Rapid Prototyping is the automated construction of a physical object using additive layer manufacturing methods. While traditional model-making and prototyping methods have been used for years, it was introduced in 1986 when Chuck Hull first coined the term Stereolithography as a method to successively “print” layers of ultraviolet photo curable material one on top of another.
Nowadays, it exists in many different formats including Stereolithography, Selective Laser Sintering, Fused Deposition Modelling, and a wide range of 3D printing methods. The concept remains consistent throughout, whereby a 3D CAD file is sliced using specific software into very thin cross sections (something similar to an egg slicer!!) These cross sections are then drawn by a laser, or extruded from a nozzle until gradually, layer by layer, an exact replica of the 3D data is “grown” within just a few hours.
The part is then removed from the machine, cleaned and finished to a customers requirement.
As parts are laid down in successive layers, there is no limit to the complexity or design features on a Rapid Prototyping model. From one off jewellery pieces to scaled architectural models and even 3D scans of unborn babies, Rapid Prototyping can be used for many requirements.
Parts are traditionally used by product designers to verify on screen CAD Designs, check form and fit, and communicate design intents with customers, colleagues and toolmakers.
Rapid Prototyping decreases development time by allowing corrections to a product to be made very early in the process before committing to any tooling. By giving engineering, manufacturing, marketing, and purchasing a look at the product early in the design process, mistakes can be corrected and design changes can be made while they are still inexpensive.

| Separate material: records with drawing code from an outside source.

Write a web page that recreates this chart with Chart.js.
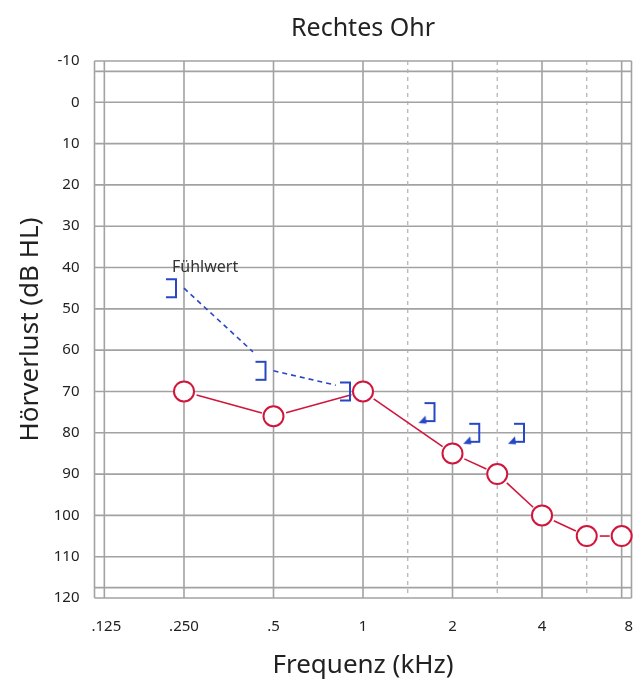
<!DOCTYPE html>
<html>
<head>
<meta charset="utf-8">
<script src="https://cdn.jsdelivr.net/npm/chart.js@4.4.1/dist/chart.umd.min.js"></script>
<style>
  html, body { margin: 0; padding: 0; background: #fff; }
  #wrap { width: 633px; height: 682px; }
</style>
</head>
<body>
<div id="wrap"><canvas id="audiogram"></canvas></div>
<script>
// tick labels / frequencies (Hz)
const freqTicks = [125, 250, 500, 1000, 2000, 4000, 8000];
const freqLabels = ['.125', '.250', '.5', '1', '2', '4', '8'];
const halfOctaves = [1500, 3000, 6000];
const dbTicks = [-10, 0, 10, 20, 30, 40, 50, 60, 70, 80, 90, 100, 110, 120];

// right ear, air conduction (O)
const airFreqs = [250, 500, 1000, 2000, 3000, 4000, 6000, 8000];
const airValues = [70, 76, 70, 85, 90, 100, 105, 105];

// right ear, masked bone conduction (])
const boneFreqs = [250, 500, 1000];
const boneValues = [45, 65, 70];

// bone conduction, no response
const noRespFreqs = [2000, 3000, 4000];
const noRespValues = [75, 80, 80];

const noteText = 'Fühlwert';

const RED = '#d0163c';
const BLUE = '#2747c4';
const GRID = '#a2a2a2';
const TEXT = '#222';
const FONT = "'Noto Sans', 'Open Sans', sans-serif";
const FRAME_X = 0.11;   // inner frame line, octaves
const FRAME_Y = 2.5;    // inner frame line, dB

// audiogram x position: one unit per octave, half-octaves linear in between
function octavePos(f) {
  const k = Math.floor(Math.log2(f / 125) + 1e-9);
  const base = 125 * Math.pow(2, k);
  const p = k + (f - base) / base;
  return Math.min(Math.max(p, FRAME_X), 6 - FRAME_X);
}

function pts(freqs, vals) {
  return freqs.map((f, i) => ({ x: octavePos(f), y: vals[i] }));
}

function bracketIcon(offset) {
  const c = document.createElement('canvas');
  c.width = 60; c.height = 30;
  const g = c.getContext('2d');
  const vx = 30 - offset;
  g.strokeStyle = BLUE; g.lineWidth = 2;
  g.beginPath();
  g.moveTo(vx - 10, 6); g.lineTo(vx, 6); g.lineTo(vx, 24); g.lineTo(vx - 10, 24);
  g.stroke();
  return c;
}

function arrowIcon(offset) {
  const c = document.createElement('canvas');
  c.width = 80; c.height = 30;
  const g = c.getContext('2d');
  const vx = 40 - offset;
  g.strokeStyle = BLUE; g.fillStyle = BLUE; g.lineWidth = 2;
  g.beginPath();
  g.moveTo(vx - 10, 6); g.lineTo(vx, 6); g.lineTo(vx, 24); g.lineTo(vx - 9, 24);
  g.stroke();
  g.beginPath();
  g.moveTo(vx - 16, 26); g.lineTo(vx - 9, 18.5); g.lineTo(vx - 8, 26.5);
  g.closePath(); g.fill();
  return c;
}

const b8 = bracketIcon(8), b13 = bracketIcon(13);
const arrow = arrowIcon(18);

function links(ctx, points, gapStart, gapEnd) {
  for (let i = 0; i < points.length - 1; i++) {
    const p = points[i], q = points[i + 1];
    const dx = q.x - p.x, dy = q.y - p.y;
    const len = Math.hypot(dx, dy);
    if (len <= gapStart + gapEnd) continue;
    const ux = dx / len, uy = dy / len;
    ctx.beginPath();
    ctx.moveTo(p.x + ux * gapStart, p.y + uy * gapStart);
    ctx.lineTo(q.x - ux * gapEnd, q.y - uy * gapEnd);
    ctx.stroke();
  }
}

const audioPlugin = {
  id: 'audio',
  beforeDatasetsDraw(chart) {
    const { ctx, chartArea: a, scales: { x, y } } = chart;
    ctx.save();
    ctx.strokeStyle = GRID;
    ctx.lineWidth = 1.6;
    const vx = freqTicks.map(f => Math.log2(f / 125)).concat([FRAME_X, 6 - FRAME_X]);
    vx.forEach(v => {
      const px = x.getPixelForValue(v);
      ctx.beginPath(); ctx.moveTo(px, a.top); ctx.lineTo(px, a.bottom); ctx.stroke();
    });
    const hy = dbTicks.concat([-10 + FRAME_Y, 120 - FRAME_Y]);
    hy.forEach(v => {
      const py = y.getPixelForValue(v);
      ctx.beginPath(); ctx.moveTo(a.left, py); ctx.lineTo(a.right, py); ctx.stroke();
    });
    ctx.setLineDash([4, 4]);
    ctx.lineWidth = 1.2;
    ctx.strokeStyle = '#b0b0b0';
    halfOctaves.forEach(f => {
      const px = x.getPixelForValue(octavePos(f));
      ctx.beginPath(); ctx.moveTo(px, a.top); ctx.lineTo(px, a.bottom); ctx.stroke();
    });

    // connecting lines, stopping short of the symbols
    ctx.setLineDash([]);
    ctx.strokeStyle = RED; ctx.lineWidth = 1.6;
    links(ctx, chart.getDatasetMeta(0).data, 13, 12);
    ctx.setLineDash([5, 4]);
    ctx.strokeStyle = BLUE; ctx.lineWidth = 1.6;
    links(ctx, chart.getDatasetMeta(1).data, 0, 28);
    ctx.restore();
  },
  afterDraw(chart) {
    const { ctx, chartArea: a, scales: { x } } = chart;
    ctx.save();
    ctx.fillStyle = TEXT;
    ctx.font = '15px ' + FONT;
    ctx.textBaseline = 'middle';
    ctx.textAlign = 'center';
    freqTicks.forEach((f, i) => {
      const w = ctx.measureText(freqLabels[i]).width;
      let px = x.getPixelForValue(Math.log2(f / 125));
      px = Math.min(Math.max(px, a.left - 3 + w / 2), chart.width - w / 2);
      ctx.fillText(freqLabels[i], px, a.bottom + 29);
    });
    // annotation next to the first bone value
    const p = chart.getDatasetMeta(1).data[0];
    ctx.font = '16px ' + FONT;
    ctx.textAlign = 'left';
    ctx.fillStyle = '#333';
    ctx.fillText(noteText, p.x - 12, p.y - 21);
    ctx.restore();
  }
};

new Chart(document.getElementById('audiogram'), {
  type: 'scatter',
  data: {
    datasets: [
      {
        label: 'Luftleitung rechts',
        data: pts(airFreqs, airValues),
        pointStyle: 'circle',
        pointRadius: 10,
        pointBorderWidth: 2,
        pointBorderColor: RED,
        pointBackgroundColor: '#fff',
        showLine: false,
        clip: false
      },
      {
        label: 'Knochenleitung rechts',
        data: pts(boneFreqs, boneValues),
        pointStyle: [b8, b8, b13],
        pointRadius: 10,
        showLine: false,
        clip: false
      },
      {
        label: 'Keine Antwort',
        data: pts(noRespFreqs, noRespValues),
        pointStyle: arrow,
        pointRadius: 10,
        showLine: false,
        clip: false
      }
    ]
  },
  options: {
    responsive: true,
    maintainAspectRatio: false,
    animation: false,
    events: [],
    layout: { autoPadding: false, padding: { right: 1.5 } },
    plugins: {
      legend: { display: false },
      tooltip: { enabled: false },
      title: {
        display: true,
        text: 'Rechtes Ohr',
        fullSize: false,
        color: TEXT,
        font: { family: FONT, size: 25, weight: 'normal' },
        padding: { top: 14, bottom: 17 }
      }
    },
    scales: {
      x: {
        type: 'linear',
        min: 0,
        max: 6,
        grid: { display: false, drawTicks: false },
        border: { display: false },
        ticks: { display: false },
        title: {
          display: true,
          text: 'Frequenz (kHz)',
          color: TEXT,
          font: { family: FONT, size: 26 },
          padding: { top: 0, bottom: 1 }
        },
        afterFit(s) { s.height = 84; }
      },
      y: {
        reverse: true,
        min: -10,
        max: 120,
        grid: { display: false, drawTicks: false },
        border: { display: false },
        afterBuildTicks(s) { s.ticks = dbTicks.map(v => ({ value: v })); },
        ticks: {
          color: TEXT,
          padding: 15,
          font: { family: FONT, size: 15 },
          callback: v => String(v)
        },
        title: {
          display: true,
          text: 'Hörverlust (dB HL)',
          color: TEXT,
          font: { family: FONT, size: 26 },
          padding: { top: 15, bottom: 0 }
        },
        afterFit(s) { s.width = 94.5; }
      }
    }
  },
  plugins: [audioPlugin]
});
</script>
</body>
</html>
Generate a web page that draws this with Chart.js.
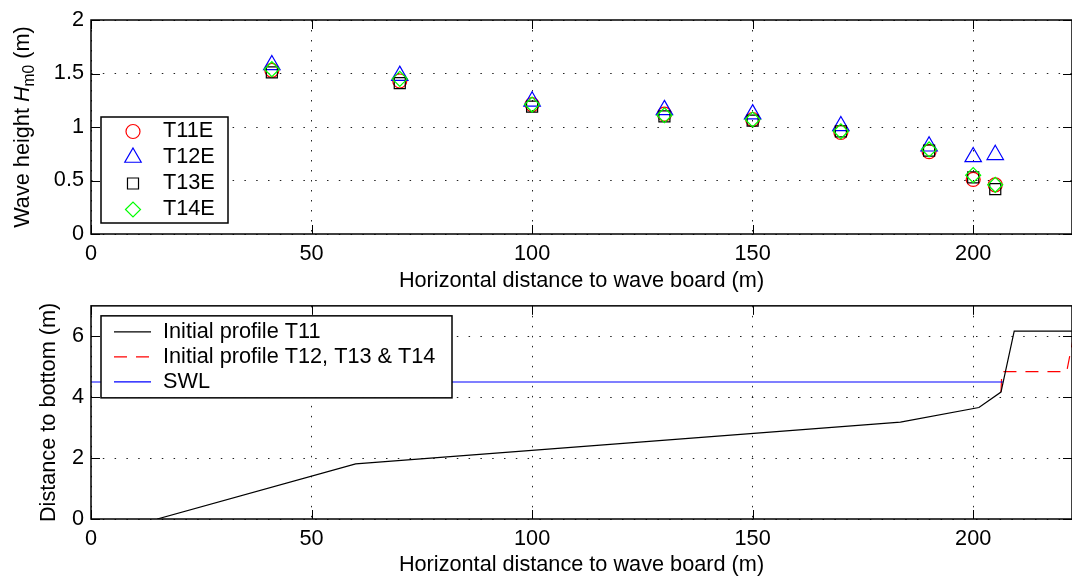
<!DOCTYPE html>
<html>
<head>
<meta charset="utf-8">
<script src="https://cdn.jsdelivr.net/npm/chart.js@4.4.1/dist/chart.umd.min.js"></script>
<style>
  html, body { margin: 0; padding: 0; background: #fff; }
  #wrap { position: relative; width: 1072px; height: 576px; overflow: hidden; }
  canvas { position: absolute; left: 0; }
  #topChart { top: 0; }
  #bottomChart { top: 288px; }
</style>
</head>
<body>
<div id="wrap">
  <canvas id="topChart" width="1072" height="292"></canvas>
  <canvas id="bottomChart" width="1072" height="288"></canvas>
</div>
<script>
// gauge positions (m from wave board)
var gaugeX = [41, 70, 100, 130, 150, 170, 190, 200, 205];
// measured wave height Hm0 (m)
var hT11 = [1.53, 1.43, 1.21, 1.12, 1.07, 0.95, 0.77, 0.51, 0.46];
var hT12 = [1.58, 1.48, 1.24, 1.16, 1.12, 1.01, 0.82, 0.72, 0.74];
var hT13 = [1.51, 1.41, 1.19, 1.10, 1.06, 0.96, 0.78, 0.53, 0.42];
var hT14 = [1.54, 1.45, 1.21, 1.11, 1.07, 0.96, 0.79, 0.55, 0.46];

// bottom profiles (distance to bottom, m)
var t11X = [15, 60, 183.5, 201.3, 206.3, 209.3, 223];
var t11Y = [0, 1.81, 3.18, 3.66, 4.17, 6.17, 6.17];
// T12-T14 only differs from T11 near the dike, rest is hidden under it
var t12X = [206.3, 206.5, 221.2, 223];
var t12Y = [4.17, 4.84, 4.84, 6.17];
var swlX = [0, 206.8];
var swlY = [4.5, 4.5];

var xTicks = [0, 50, 100, 150, 200];
var hTicks = [0, 0.5, 1, 1.5, 2];
var dTicks = [0, 2, 4, 6];

var X_MAX = 222.4;
var FONT = '"Liberation Sans", Arial, Helvetica, sans-serif';
var FS = 21.7;
var xTitle = 'Horizontal distance to wave board (m)';

Chart.defaults.font.family = FONT;
Chart.defaults.font.size = FS;
Chart.defaults.color = '#000';

function pts(xs, ys) {
  return xs.map(function(x, i) { return {x: x, y: ys[i]}; });
}

function markers(label, values, color, style, radius, order) {
  return {
    label: label,
    data: pts(gaugeX, values),
    showLine: false,
    pointStyle: style,
    pointRadius: radius,
    pointHoverRadius: radius,
    borderColor: color,
    pointBorderColor: color,
    backgroundColor: 'rgba(0,0,0,0)',
    pointBackgroundColor: 'rgba(0,0,0,0)',
    borderWidth: 1.2,
    pointBorderWidth: 1.2,
    order: order
  };
}

function profile(label, xs, ys, color, dash, order) {
  return {
    label: label,
    data: pts(xs, ys),
    showLine: true,
    borderColor: color,
    borderWidth: 1.2,
    borderDash: dash,
    pointRadius: 0,
    tension: 0,
    fill: false,
    order: order
  };
}

function xScale(h) {
  return {
    type: 'linear', min: 0, max: X_MAX,
    afterBuildTicks: function(s) { s.ticks = xTicks.map(function(v) { return {value: v}; }); },
    afterFit: function(s) { s.height = h; },
    grid: { color: '#222', lineWidth: 1, drawTicks: false },
    border: { display: false, dash: [1.5, 8.5] },
    ticks: { autoSkip: false, maxRotation: 0, padding: 9.5, font: { size: FS, lineHeight: 1 },
      callback: function(v) { return String(v); } },
    title: { display: true, text: xTitle, padding: 0, font: { size: FS, lineHeight: 1 } }
  };
}

function yScale(min, max, tickVals, title) {
  return {
    type: 'linear', min: min, max: max,
    afterBuildTicks: function(s) { s.ticks = tickVals.map(function(v) { return {value: v}; }); },
    afterFit: function(s) { s.width = 91; },
    grid: { color: '#222', lineWidth: 1, drawTicks: false },
    border: { display: false, dash: [1.5, 10.3] },
    ticks: { autoSkip: false, padding: 7, font: { size: FS, lineHeight: 1 },
      callback: function(v) { return String(v); } },
    title: title ? { display: true, text: title, padding: { top: 38, bottom: 0 }, font: { size: FS, lineHeight: 1 } } : { display: false }
  };
}

// box around plot area + ticks pointing inwards (matlab style)
var axesBox = {
  id: 'axesBox',
  afterDatasetsDraw: function(chart) {
    var ctx = chart.ctx, a = chart.chartArea;
    var sx = chart.scales.x, sy = chart.scales.y;
    ctx.save();
    ctx.strokeStyle = '#000';
    ctx.lineWidth = 1;
    ctx.beginPath();
    sx.ticks.forEach(function(t) {
      var p = Math.round(sx.getPixelForValue(t.value)) + 0.5;
      ctx.moveTo(p, a.bottom); ctx.lineTo(p, a.bottom - 9);
      ctx.moveTo(p, a.top); ctx.lineTo(p, a.top + 9);
    });
    sy.ticks.forEach(function(t) {
      var p = Math.round(sy.getPixelForValue(t.value)) + 0.5;
      ctx.moveTo(a.left, p); ctx.lineTo(a.left + 9, p);
      ctx.moveTo(a.right, p); ctx.lineTo(a.right - 9, p);
    });
    ctx.stroke();
    ctx.lineWidth = 1.5;
    ctx.strokeRect(a.left, a.top, a.right - a.left, a.bottom - a.top);
    ctx.restore();
  }
};

// legend box inside the axes
var boxLegend = {
  id: 'boxLegend',
  afterDraw: function(chart, args, o) {
    var ctx = chart.ctx, a = chart.chartArea;
    var x0 = a.left + o.left, y0 = a.top + o.top;
    ctx.save();
    ctx.fillStyle = '#fff';
    ctx.fillRect(x0, y0, o.width, o.height);
    ctx.lineWidth = 1.5;
    ctx.strokeStyle = '#000';
    ctx.strokeRect(x0, y0, o.width, o.height);
    chart.data.datasets.forEach(function(ds, i) {
      var cy = y0 + o.firstRow + i * o.rowGap;
      ctx.save();
      ctx.strokeStyle = ds.borderColor;
      ctx.lineWidth = ds.borderWidth;
      if (ds.showLine) {
        ctx.setLineDash(ds.borderDash || []);
        ctx.beginPath();
        ctx.moveTo(x0 + 13, cy);
        ctx.lineTo(x0 + 50, cy);
        ctx.stroke();
      } else {
        ctx.fillStyle = 'rgba(0,0,0,0)';
        Chart.helpers.drawPoint(ctx, { pointStyle: ds.pointStyle, radius: ds.pointRadius, rotation: 0, borderWidth: ds.borderWidth }, x0 + 32, cy);
      }
      ctx.restore();
      ctx.fillStyle = '#000';
      ctx.font = FS + 'px ' + FONT;
      ctx.textBaseline = 'middle';
      ctx.textAlign = 'left';
      ctx.fillText(ds.label, x0 + o.textX, cy);
    });
    ctx.restore();
  }
};

// y title with italic H and subscript m0
var hm0Title = {
  id: 'hm0Title',
  afterDraw: function(chart) {
    var ctx = chart.ctx, a = chart.chartArea;
    var parts = [
      { t: 'Wave height ', f: FS + 'px ' + FONT, dy: 0 },
      { t: 'H', f: 'italic ' + FS + 'px ' + FONT, dy: 0 },
      { t: 'm0', f: (FS * 0.72) + 'px ' + FONT, dy: 5 },
      { t: ' (m)', f: FS + 'px ' + FONT, dy: 0 }
    ];
    ctx.save();
    var total = 0;
    parts.forEach(function(p) { ctx.font = p.f; p.w = ctx.measureText(p.t).width; total += p.w; });
    ctx.translate(28.5, (a.top + a.bottom) / 2);
    ctx.rotate(-Math.PI / 2);
    ctx.fillStyle = '#000';
    ctx.textBaseline = 'alphabetic';
    ctx.textAlign = 'left';
    var x = -total / 2;
    parts.forEach(function(p) { ctx.font = p.f; ctx.fillText(p.t, x, p.dy); x += p.w; });
    ctx.restore();
  }
};

new Chart(document.getElementById('topChart'), {
  type: 'scatter',
  data: {
    datasets: [
      markers('T11E', hT11, '#ff0000', 'circle', 7, 4),
      markers('T12E', hT12, '#0000ff', 'triangle', 9.5, 3),
      markers('T13E', hT13, '#000000', 'rect', 7.8, 2),
      markers('T14E', hT14, '#00ff00', 'rectRot', 7.5, 1)
    ]
  },
  options: {
    responsive: false,
    animation: false,
    events: [],
    layout: { autoPadding: false, padding: { top: 20, right: 0, bottom: 0, left: 0 } },
    scales: { x: xScale(58), y: yScale(0, 2, hTicks, null) },
    plugins: {
      legend: { display: false },
      tooltip: { enabled: false },
      boxLegend: { left: 10, top: 97, width: 127, height: 106, firstRow: 14.5, rowGap: 26, textX: 62 }
    }
  },
  plugins: [axesBox, boxLegend, hm0Title]
});

new Chart(document.getElementById('bottomChart'), {
  type: 'scatter',
  data: {
    datasets: [
      profile('Initial profile T11', t11X, t11Y, '#000000', [], 1),
      profile('Initial profile T12, T13 & T14', t12X, t12Y, '#ff0000', [13, 9], 3),
      profile('SWL', swlX, swlY, '#0000ff', [], 2)
    ]
  },
  options: {
    responsive: false,
    animation: false,
    events: [],
    layout: { autoPadding: false, padding: { top: 16, right: 0, bottom: 0, left: 0 } },
    scales: { x: xScale(57), y: yScale(0, 7, dTicks, 'Distance to bottom (m)') },
    plugins: {
      legend: { display: false },
      tooltip: { enabled: false },
      boxLegend: { left: 10, top: 10, width: 351, height: 82, firstRow: 16, rowGap: 25, textX: 62 }
    }
  },
  plugins: [axesBox, boxLegend]
});
</script>
</body>
</html>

In the early years, materials were brittle and fairly unstable. The recent advent of tougher, production style materials allows users much more product handling, assembly of parts, and environment testing. In some cases, parts made by Rapid Prototyping methods are increasingly being used as final production parts, thus rendering the notion of “Rapid Manufacturing” where end user parts are built overnight with no requirement for ANY production tooling, a modern day reality!!